諸々のスーフィー教団には、預言者ムハンマドに関連した多種多様の信仰が存在しています。その中には、彼がスーフィー老師の持つレベルの知識に関して無知であったといった主張などが含まれます。スーフィーのシャイフであるアル=ブスターミーは、このような発言をしています。「我々は知識の海に浸かっているが、諸預言者・諸使徒はその岸に立っていたのである。」
また、他のスーフィーたちは、ある種の神性を預言者に寄与させ、すべてのものは、預言者ムハンマドの「光」から創造されたのだとします。
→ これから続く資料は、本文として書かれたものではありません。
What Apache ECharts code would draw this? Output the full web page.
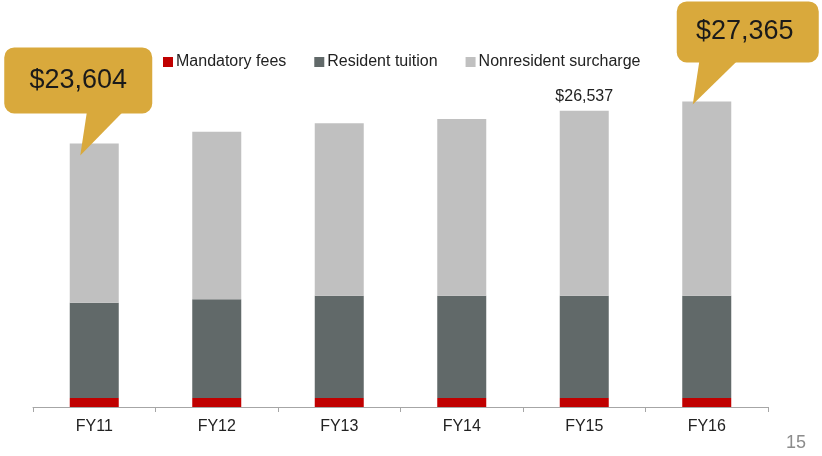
<!DOCTYPE html>
<html>
<head>
<meta charset="utf-8">
<style>
  html, body { margin: 0; padding: 0; background: #ffffff; }
  #chart { width: 822px; height: 456px; }
</style>
<script src="https://cdn.jsdelivr.net/npm/echarts@6/dist/echarts.min.js"></script>
</head>
<body>
<div id="chart"></div>
<script>
// Fiscal years on the category axis
const categories = ['FY11', 'FY12', 'FY13', 'FY14', 'FY15', 'FY16'];

// Cost components per year (dollars)
const mandatoryFees = [810, 810, 810, 810, 810, 810];
const residentTuition = [8530, 8840, 9160, 9160, 9160, 9160];
const nonresidentSurcharge = [14264, 14990, 15450, 15810, 16567, 17395];

// Totals called out on the chart
const totals = categories.map((_, i) => mandatoryFees[i] + residentTuition[i] + nonresidentSurcharge[i]);
const labelledYear = 'FY15';
const calloutYears = ['FY11', 'FY16'];

const money = v => '$' + v.toLocaleString('en-US');
const FONT = '"Liberation Sans", Arial, sans-serif';

const chart = echarts.init(document.getElementById('chart'));

const option = {
  animation: false,
  textStyle: { fontFamily: FONT },
  grid: { left: 33, right: 54, top: 72, bottom: 49 },
  legend: {
    left: 163,
    top: 54,
    padding: 0,
    icon: 'rect',
    itemWidth: 10,
    itemHeight: 10,
    itemGap: 28,
    textStyle: { fontSize: 16, color: '#222', fontFamily: FONT, padding: [0, 0, 0, -2] },
    data: ['Mandatory fees', 'Resident tuition', 'Nonresident surcharge']
  },
  xAxis: {
    type: 'category',
    data: categories,
    axisLine: { lineStyle: { color: '#a6a6a6', width: 1 } },
    axisTick: { show: true, length: 5, lineStyle: { color: '#a6a6a6' } },
    axisLabel: { fontSize: 16, color: '#222', margin: 12, fontFamily: FONT }
  },
  yAxis: {
    type: 'value',
    min: 0,
    max: 30000,
    show: false,
    splitLine: { show: false }
  },
  series: [
    {
      name: 'Mandatory fees',
      type: 'bar',
      stack: 'cost',
      barWidth: '40%',
      itemStyle: { color: '#c00000' },
      data: mandatoryFees
    },
    {
      name: 'Resident tuition',
      type: 'bar',
      stack: 'cost',
      itemStyle: { color: '#616969' },
      data: residentTuition
    },
    {
      name: 'Nonresident surcharge',
      type: 'bar',
      stack: 'cost',
      itemStyle: { color: '#c0c0c0' },
      data: nonresidentSurcharge.map((v, i) => categories[i] === labelledYear ? {
        value: v,
        label: {
          show: true,
          position: 'top',
          distance: 6,
          fontSize: 16,
          color: '#222',
          fontFamily: FONT,
          formatter: () => money(totals[i])
        }
      } : v)
    }
  ]
};

chart.setOption(option);

// Speech-bubble callouts whose tails point into the top of the FY11 and FY16 bars
function bubble(year, layout) {
  const i = categories.indexOf(year);
  const top = chart.convertToPixel({ gridIndex: 0 }, [year, totals[i]]);
  const tx = top[0] - 14;
  const ty = top[1] + layout.dip;
  const bx = tx + layout.dx;
  const by = ty + layout.dy;
  const bottom = by + layout.h;
  return {
    type: 'group',
    z: 20,
    children: [
      {
        type: 'polygon',
        z: 20,
        shape: { points: [[tx + layout.t0, bottom - 4], [tx + layout.t1, bottom - 4], [tx, ty]] },
        style: { fill: '#d9a93c' }
      },
      {
        type: 'rect',
        z: 20,
        shape: { x: bx, y: by, width: layout.w, height: layout.h, r: 10 },
        style: { fill: '#d9a93c' }
      },
      {
        type: 'text',
        z: 21,
        x: bx + layout.w / 2 + layout.tx,
        y: by + layout.h / 2,
        style: {
          text: money(totals[i]),
          fontSize: 27,
          fontFamily: FONT,
          fill: '#1a1a1a',
          align: 'center',
          verticalAlign: 'middle'
        }
      }
    ]
  };
}

chart.setOption({
  graphic: [
    bubble(calloutYears[0], { dip: 12, dx: -76, dy: -108, w: 148, h: 66, t0: 7, t1: 45, tx: 0 }),
    bubble(calloutYears[1], { dip: 3, dx: -16, dy: -103, w: 142, h: 61, t0: 7, t1: 47, tx: -3 }),
    {
      type: 'text',
      right: 16,
      top: 434,
      style: { text: '15', fontSize: 18, fontFamily: FONT, fill: '#8c8c8c' }
    }
  ]
});
</script>
</body>
</html>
さらに、一部では彼こそが最初の創造であり、彼は今、神の玉座についてているのであるという主張すら存在します。これはイブン・アラビー、および彼に続くスーフィーたちの信条でもあります。
天国と地獄の信仰
要約すれば、ムスリムは天国と地獄がたった今存在しており、双方は実際の住処であると信じています。地獄は罪深い人々が懲罰を受ける場所であり、天国は敬虔な人々が報奨を受ける場所です。
一般的にスーフィーは、神に天国をお願いしてはいけないと主張し、さらにはワリー(守護者)もそれを求めてはならないとします。なぜなら、それは人の知性の欠如であるとするからです。彼らにとって天国は非現実的な意味合いを持ち、そこは神による不可視の知識を授かり、神との深い愛情に浸る場所であるとしています。
また、地獄に関するスーフィーの信条としては、それから逃げてはならない、とするものです。彼らによると、真のスーフィーは炎を怖れてはならず、一部ではアブー・ヤズィード・アル=ブスターミーが主張するように、スーフィー老師が炎に唾を吐くと、それはたちまち消されるとさえ信じるのです。